C’est sur la base de ce constat que le sociologue a enquêté sur la trajectoire des pratiquant.es d’un rap politique (tout en admettant qu’iels ne représentent qu’un type de rap). Ses entretiens lui ont permis de distinguer deux trajectoires types :

d’un côté des individus déjà politisés ou qui ont connu des formes de socialisation politique via leur éducation, pour qui l’entrée dans le rap constitue une volonté d’exprimer un “message” ; de l’autre des rappeur.ses qui sont entrés dans le rap sans prédisposer d’un ethos militant avant de politiser leur discours, pour qui le rap était à l’origine une pratique ludique, récréative.

Keny Arkana au Hip Hop Al Parque 2012. Crédit : CronopiANA

Au terme de nos échanges avec les membres d’À Contre Sens (ACS), amis d’enfance qui se connaissent depuis l’école primaire, il ressort que le duo lyonnais se reconnaît dans les deux catégories de rappeurs énoncées par M. Marquet. En effet, Démos, l’un des membres nous apprend qu’ils ont commencé à rapper de manière ludique : “C’était un hobby d’adolescents avec une intention d’abord très récréative : on s’amusait à rapper sur le collège, le lycée ou encore notre entourage, de manière assez “egotrip” au tout début”.

Démos ajoute avoir grandi dans une famille de travailleur.ses (en l’occurrence à La Poste pour ses deux parents) dont une mère syndiquée à la CGT, ce qui pourrait avoir prédisposé indirectement le jeune rappeur de 29 ans aux valeurs de la lutte des classes  – il fait d’ailleurs plusieurs références dans ce nouvel album “Être utile” aux multiples charges de travail usantes que sa mère effectuait quand il était enfant.

Si Temsis et Démos ont donc commencé le rap de manière ludique, leur volonté de professionnalisation et la naissance d’ACS se sont faites avec l’objectif profond et déterminé de faire du rap un outil militant et de transmettre leurs valeurs politiques.

D’ailleurs, leur nom de groupe, “A Contre Sens », exprime d’emblée leur refus de l’ordre établi avec une certaine radicalité. Leur politisation s’est faite très rapidement dans leur vie d’adultes, impulsée par un contexte familial favorable et concrétisée par le suivi d’études supérieurs (fac d’histoire pour l’un et Sciences-Po pour l’autre). Mais c’est davantage les lectures personnelles et les rencontres militantes qui ont façonné leur culture politique, plutôt que des études qu’ils jugent endoctrinantes, élitistes (pour Sciences Po) et méprisantes des savoirs populaires.

Le duo sort donc un premier album fruit d’une forte politisation issue d’un bagage intellectuel assumé et d’une conscience populaire revalorisée. 

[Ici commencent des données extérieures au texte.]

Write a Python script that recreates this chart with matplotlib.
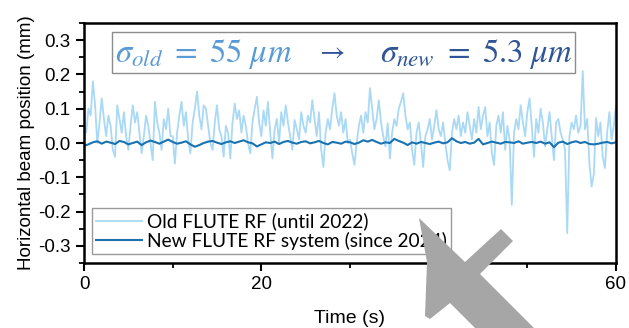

Porter la voix des invisibles

ACS @IsabelleMaurel

A défaut d’utiliser le rap comme outil d’émancipation individuelle, ACS met un point d’honneur à porter la voix des invisibles, des opprimé.es. En effet, Temsis et Démos disent être issus – d’un point de vue financier du moins – de la classe moyenne, bien que le premier soit petit-fils d’ouvriers et le second fils d’immigré mauricien. De fait, si le rap est une pratique provenant des banlieues, il est littéralement devenu un phénomène social inter-classes, écouté et pratiqué par des jeunes de toutes origines.

Le sociologue Karim Hammou émet même un doute sur l’appartenance banlieusarde du rap, selon lui imaginaire et fantasmée : “le lien entre rap et banlieue, en outre, est thématisé et travaillé par des artistes eux-mêmes, entraînés dans une « ronde performative », par des industries culturelles qui exploitent commercialement cet imaginaire.  K. Hammou semble ainsi dénoncer davantage la récupération opportuniste et lucrative du rap et de ses codes urbains, basés sur des clichés et une culture faussement contestataire, que sa nature profonde.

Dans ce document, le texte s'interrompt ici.